Below are tips on how to ensure you are tapping into your donors during these weeks leading into the new year.
Create a table of gifts: Determine what gifts, and how many at each level, are still needed from your donors to reach your year-end goals. Once you’ve mapped out your needs, begin to populate each level with prospective donors at each level. For a $1,000,000 annual campaign, it is not unusual to raise 90% of the goal from gifts of $5,000 or more. Develop a strategy for engaging and soliciting prospects at each level.
Plan your fall and winter direct mail solicitation schedule: Sending an initial letter in September or October followed by a letter in late November or early December to those who have not yet given will keep your organization front and center on donors’ minds. Most importantly, do not forget to insert an ask into your solicitation letters!
Develop a fall and winter marketing plan: If you have not done this already, determine how your organization is going to get the word out about fundraising needs, your programs, and the impact of your mission. Videos, infographics and photos are excellent vehicles through which to share your story. Be creative. Stand out. Coordinate with your direct mail appeal. The competition during this season is fierce.
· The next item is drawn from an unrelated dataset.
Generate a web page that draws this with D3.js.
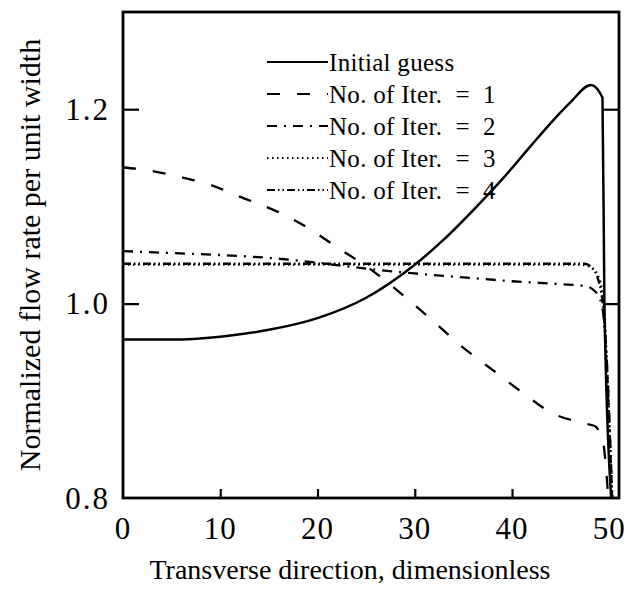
<!DOCTYPE html>
<html>
<head>
<meta charset="utf-8">
<script src="https://cdn.jsdelivr.net/npm/d3@7"></script>
<style>
  body { margin: 0; background: #fff; }
  text { font-family: "Liberation Serif", "DejaVu Serif", serif; fill: #000; }
</style>
</head>
<body>
<div id="chart"></div>
<script>
const svgWidth = 635;
const svgHeight = 606;

// plot box edges in the picture
const margin = { top: 12, right: 16, bottom: 108, left: 123 };
const width = svgWidth - margin.left - margin.right;
const height = svgHeight - margin.top - margin.bottom;

// data
const guessX = [0, 5, 10, 15, 20, 25, 30, 33, 36, 39, 42, 44, 46, 48.1, 49.3, 49.5, 50.2];
const guessY = [0.963, 0.963, 0.966, 0.973, 0.985, 1.006, 1.040, 1.066, 1.096, 1.128, 1.163, 1.186, 1.207, 1.225, 1.212, 1.0, 0.8];

const iter1X = [0, 2, 6, 9, 12, 16, 19, 22, 25.5, 28.5, 32, 34.7, 37.7, 41, 44, 47.3, 48.5, 49.4, 49.7, 49.9];
const iter1Y = [1.140, 1.138, 1.130, 1.122, 1.110, 1.094, 1.078, 1.058, 1.035, 1.011, 0.981, 0.957, 0.934, 0.909, 0.888, 0.877, 0.874, 0.855, 0.826, 0.8];

const iter2X = [0, 5, 10, 15, 20, 25, 30, 35, 40, 45, 47.5, 48.5, 49.2, 49.7, 50.3];
const iter2Y = [1.054, 1.052, 1.050, 1.047, 1.042, 1.036, 1.031, 1.027, 1.023, 1.020, 1.018, 1.013, 1.0, 0.95, 0.8];

const iter3X = [0, 10, 20, 30, 40, 47, 48, 49, 49.4, 50.3];
const iter3Y = [1.040, 1.040, 1.040, 1.040, 1.040, 1.040, 1.038, 1.025, 1.0, 0.8];

const iter4X = [0, 10, 20, 30, 40, 47.5, 48.3, 49.2, 50.3];
const iter4Y = [1.041, 1.041, 1.041, 1.041, 1.041, 1.041, 1.036, 1.01, 0.8];

const seriesNames = ["Initial guess", "No. of Iter. = 1", "No. of Iter. = 2", "No. of Iter. = 3", "No. of Iter. = 4"];
const dashes = [null, "13,17", "10,7,2,7", "1.5,3.5", "8,3,1.5,3,1.5,3"];

const xTicks = [0, 10, 20, 30, 40, 50];
const yTicks = [0.8, 1.0, 1.2];

const svg = d3.select("#chart")
  .append("svg")
  .attr("width", svgWidth)
  .attr("height", svgHeight);

const chartGroup = svg.append("g")
  .attr("transform", `translate(${margin.left}, ${margin.top})`);

const xScale = d3.scaleLinear().domain([0, 51]).range([0, width]);
const yScale = d3.scaleLinear().domain([0.8, 1.3]).range([height, 0]);

// inward ticks, no tick labels from the axis itself
const bottomAxis = d3.axisBottom(xScale).tickValues([10, 20, 30, 40]).tickSize(-9).tickFormat("");
const leftAxis = d3.axisLeft(yScale).tickValues([1.0, 1.2]).tickSize(-16).tickFormat("");
const rightAxis = d3.axisRight(yScale).tickValues([1.0, 1.2]).tickSize(-16).tickFormat("");

function styleAxis(g) {
  g.select(".domain").remove();
  g.selectAll(".tick line").attr("stroke", "#000").attr("stroke-width", 2.2);
}

chartGroup.append("g")
  .attr("transform", `translate(0, ${height})`)
  .call(bottomAxis)
  .call(styleAxis);

chartGroup.append("g")
  .call(leftAxis)
  .call(styleAxis);

chartGroup.append("g")
  .attr("transform", `translate(${width}, 0)`)
  .call(rightAxis)
  .call(styleAxis);

// plot frame
chartGroup.append("rect")
  .attr("x", 0)
  .attr("y", 0)
  .attr("width", width)
  .attr("height", height)
  .attr("fill", "none")
  .attr("stroke", "#000")
  .attr("stroke-width", 2.8);

// tick labels
chartGroup.selectAll(".xlab")
  .data(xTicks)
  .enter()
  .append("text")
  .attr("class", "xlab")
  .attr("x", d => xScale(d))
  .attr("y", height + 41)
  .attr("text-anchor", "middle")
  .style("font-size", "31px")
  .style("letter-spacing", "1px")
  .text(d => d);

chartGroup.selectAll(".ylab")
  .data(yTicks)
  .enter()
  .append("text")
  .attr("class", "ylab")
  .attr("x", -13)
  .attr("y", d => yScale(d))
  .attr("dy", "0.35em")
  .attr("text-anchor", "end")
  .style("font-size", "31px")
  .style("letter-spacing", "2px")
  .text(d => d3.format(".1f")(d));

// axis titles
svg.append("text")
  .attr("x", 350)
  .attr("y", 579)
  .attr("text-anchor", "middle")
  .style("font-size", "28px")
  .text("Transverse direction, dimensionless");

svg.append("text")
  .attr("transform", "translate(40, 255) rotate(-90)")
  .attr("text-anchor", "middle")
  .style("font-size", "30px")
  .text("Normalized flow rate per unit width");

// curves
const allSeries = [
  guessX.map((x, i) => [x, guessY[i]]),
  iter1X.map((x, i) => [x, iter1Y[i]]),
  iter2X.map((x, i) => [x, iter2Y[i]]),
  iter3X.map((x, i) => [x, iter3Y[i]]),
  iter4X.map((x, i) => [x, iter4Y[i]])
];

const line = d3.line()
  .x(d => xScale(d[0]))
  .y(d => yScale(d[1]))
  .curve(d3.curveMonotoneX);

chartGroup.selectAll(".curve")
  .data(allSeries)
  .enter()
  .append("path")
  .attr("class", "curve")
  .attr("d", line)
  .attr("fill", "none")
  .attr("stroke", "#000")
  .attr("stroke-width", (d, i) => i === 0 ? 2.5 : 2.3)
  .attr("stroke-dasharray", (d, i) => dashes[i]);

// legend
const legend = svg.append("g")
  .attr("transform", "translate(267, 62)");

const legendRows = legend.selectAll("g")
  .data(seriesNames)
  .enter()
  .append("g")
  .attr("transform", (d, i) => `translate(0, ${i * 32})`);

legendRows.append("line")
  .attr("x1", 0)
  .attr("x2", 61)
  .attr("y1", 0)
  .attr("y2", 0)
  .attr("stroke", "#000")
  .attr("stroke-width", 2.2)
  .attr("stroke-dasharray", (d, i) => dashes[i]);

legendRows.append("text")
  .attr("x", 62)
  .attr("y", 0)
  .attr("dy", "0.35em")
  .style("font-size", "25px")
  .style("letter-spacing", "0.3px")
  .style("white-space", "pre")
  .text(d => d.replace(" = ", "  =  "));
</script>
</body>
</html>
Get on the phone: Call your donors! We’ve become far too dependent on text messages, or passive “likes” on social media as a means of connecting with donors. Instead, show a donor that you care and value him or her. Provide an update on the latest program accomplishment or fundraising achievement. If they have not yet given to your campaign, ask for the gift either over the phone or schedule an in-person meeting to make the ask.
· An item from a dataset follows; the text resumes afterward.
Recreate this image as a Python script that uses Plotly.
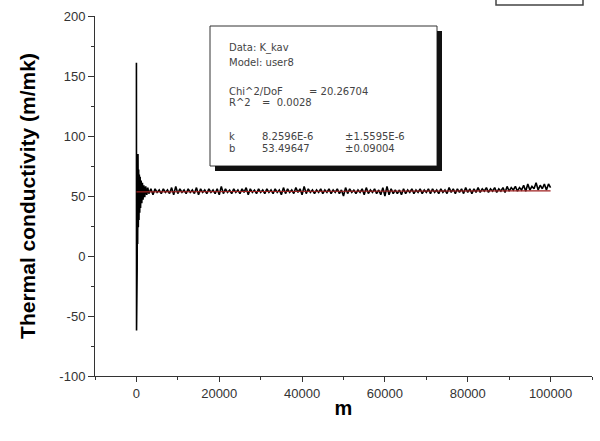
import plotly.graph_objects as go

# ---- data ----
spike_x = [0, 30, 60, 90, 130, 180, 240, 300, 380, 460, 540, 620, 700, 800, 900, 1000,
           1150, 1300, 1450, 1600, 1800, 2000, 2250, 2500, 2750]
spike_y = [161, -62, 140, -50, 92, -10, 80, 10, 85, 24, 72, 30, 68, 36, 66, 40,
           63, 44, 61, 47, 59, 49, 58, 51, 57]

band_y = [
    52, 56, 51, 56, 53, 55, 52, 56, 53, 55,
    52, 57, 51, 58, 52, 56, 53, 55, 52, 56,
    53, 55, 52, 57, 51, 56, 53, 55, 52, 56,
    53, 55, 52, 56, 51, 58, 52, 56, 53, 55,
    52, 56, 53, 55, 52, 56, 53, 57, 51, 56,
    53, 55, 52, 56, 53, 55, 52, 56, 53, 55,
    52, 56, 53, 55, 51, 57, 52, 56, 53, 55,
    52, 57, 53, 56, 51, 58, 52, 56, 53, 55,
    52, 55, 53, 56, 52, 55, 53, 56, 52, 55,
    53, 56, 52, 55, 50, 57, 52, 56, 53, 55,
    52, 55, 53, 56, 51, 57, 52, 55, 53, 56,
    52, 55, 51, 57, 50, 58, 51, 56, 52, 55,
    52, 55, 51, 56, 52, 55, 53, 56, 52, 55,
    53, 56, 52, 55, 53, 56, 52, 56, 53, 55,
    52, 56, 53, 55, 52, 57, 53, 56, 52, 56,
    53, 56, 52, 57, 53, 56, 52, 56, 53, 57,
    53, 56, 54, 57, 53, 56, 54, 57, 53, 56,
    54, 57, 53, 58, 54, 57, 55, 58, 54, 57,
    55, 59, 54, 60, 55, 58, 56, 61, 55, 59,
    56, 60, 55, 60, 57,
]
band_x = [3000 + 500 * i for i in range(len(band_y))]

fit_x = [0, 100000]
fit_y = [53.49647, 54.32243]

x_all = spike_x + band_x
y_all = spike_y + band_y

fig = go.Figure()
fig.add_trace(go.Scatter(x=x_all, y=y_all, mode="lines",
                         line=dict(color="black", width=1.6), showlegend=False))
fig.add_trace(go.Scatter(x=fit_x, y=fit_y, mode="lines",
                         line=dict(color="#a02020", width=1.2), showlegend=False))

PL, PR, PT, PB = 95, 592, 16, 376   # plot area in page pixels
W, H = 600, 441
pw, ph = PR - PL, PB - PT


def px(xp):
    return (xp - PL) / pw


def py(yp):
    return (PB - yp) / ph


shapes = []
# text box
shapes.append(dict(type="rect", xref="paper", yref="paper", layer="above",
                   x0=px(210), x1=px(437), y0=py(166), y1=py(26),
                   fillcolor="white", line=dict(color="#333", width=1)))
# drop shadow as thick lines (right and bottom)
shapes.append(dict(type="line", xref="paper", yref="paper", layer="above",
                   x0=px(439.5), x1=px(439.5), y0=py(31), y1=py(171),
                   line=dict(color="#111111", width=5)))
shapes.append(dict(type="line", xref="paper", yref="paper", layer="above",
                   x0=px(215), x1=px(442), y0=py(168.5), y1=py(168.5),
                   line=dict(color="#111111", width=5)))
# partially visible box at top right
shapes.append(dict(type="path", xref="paper", yref="paper", layer="above",
                   path=(f"M {px(496)} {py(-2)} L {px(496)} {py(5)} "
                         f"L {px(583)} {py(5)} L {px(583)} {py(-2)}"),
                   line=dict(color="#444", width=1.5)))

annotations = []
tf = dict(family="DejaVu Sans, sans-serif", size=10, color="#444")


def txt(x, y, s):
    annotations.append(dict(xref="paper", yref="paper", x=px(x), y=py(y), text=s,
                            showarrow=False, xanchor="left", yanchor="middle", font=tf,
                            xshift=-2))


txt(229, 48, "Data: K_kav")
txt(229, 63, "Model: user8")
txt(229, 91, "Chi^2/DoF")
txt(309, 91, "= 20.26704")
txt(229, 102, "R^2")
txt(262, 102, "=  0.0028")
txt(229, 136, "k")
txt(262, 136, "8.2596E-6")
txt(345, 136, "±1.5595E-6")
txt(229, 148, "b")
txt(262, 148, "53.49647")
txt(345, 148, "±0.09004")

axis_font = dict(family="Liberation Sans, Arial, sans-serif", size=13, color="#333")
title_font = dict(family="Liberation Sans, Arial, sans-serif", size=21, color="black")

x_ticks = [0, 20000, 40000, 60000, 80000, 100000]
x_labels = ["0", "20000", "40000", "60000", "80000", "100000"]
y_ticks = [-100, -50, 0, 50, 100, 150, 200]
y_labels = ["-100", "-50", "0", "50", "100", "150", "200"]

fig.update_layout(
    width=W, height=H,
    margin=dict(l=PL, r=W - PR, t=PT, b=H - PB),
    paper_bgcolor="white", plot_bgcolor="white",
    shapes=shapes, annotations=annotations,
    xaxis=dict(range=[-10000, 110000], tickvals=x_ticks, ticktext=x_labels,
               automargin=False,
               ticks="outside", ticklen=5, tickcolor="#333", showline=True,
               linecolor="#333", linewidth=1, showgrid=False, zeroline=False,
               tickfont=axis_font,
               minor=dict(tickvals=[-10000, 10000, 30000, 50000, 70000, 90000, 110000],
                          ticks="outside", ticklen=3, tickcolor="#333"),
               title=dict(text="<b>m</b>", font=dict(family="Liberation Sans, Arial, sans-serif",
                                                      size=20, color="black"), standoff=1)),
    yaxis=dict(range=[-100, 200], tickvals=y_ticks, ticktext=y_labels,
               automargin=False,
               ticks="outside", ticklen=6, tickcolor="#333", showline=True,
               linecolor="#333", linewidth=1, showgrid=False, zeroline=False,
               tickfont=axis_font,
               minor=dict(tickvals=[-75, -25, 25, 75, 125, 175],
                          ticks="outside", ticklen=3, tickcolor="#333"),
               title=dict(text="<b>Thermal conductivity (m/mk)</b>", font=title_font,
                          standoff=18)),
)

fig.write_html("out.html",
               config={"displayModeBar": False},
               post_script="document.body.style.margin='0px';document.body.style.overflow='hidden';")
Gather your volunteers: Cultivate donors and encourage peer-to-peer giving by encouraging volunteer engagement. Do you have a committee structure for annual giving? If so, now should be its busy season. Ask your volunteers to write personal notes, assign solicitation phone calls, host small coffee or cocktail receptions to introduce community members to your mission. Studies show time and time again that peer-to-peer fundraising is the most effective method of securing gifts.
Schedule a telethon: Segment your donor lists by constituency, potential interest, and giving level. Coordinate a telethon with volunteers, and schedule several nights of phone calls to request gifts over the phone. Create a fun environment for your volunteers by having food, drinks and a celebration ritual for when a caller closes a gift. Send a follow up note and business reply envelope to each prospective donor who was reached.
Coordinate an email campaign: Email campaigns should be organized in conjunction with your other annual giving efforts. For example, you might consider sending a follow up email to everyone who was reached during your telethon thanking them for taking the call and encouraging them to make an online gift. Year-end videos and infographics can be mass-marketed on email to encourage year-end online giving as well.
Remember: When it comes to year-end giving, each touch-point matters and must be coordinated. No one piece of your plan should operate on an island. Be strategic, keep the donor at the center, remember to make the ask, and always remember to say thanks!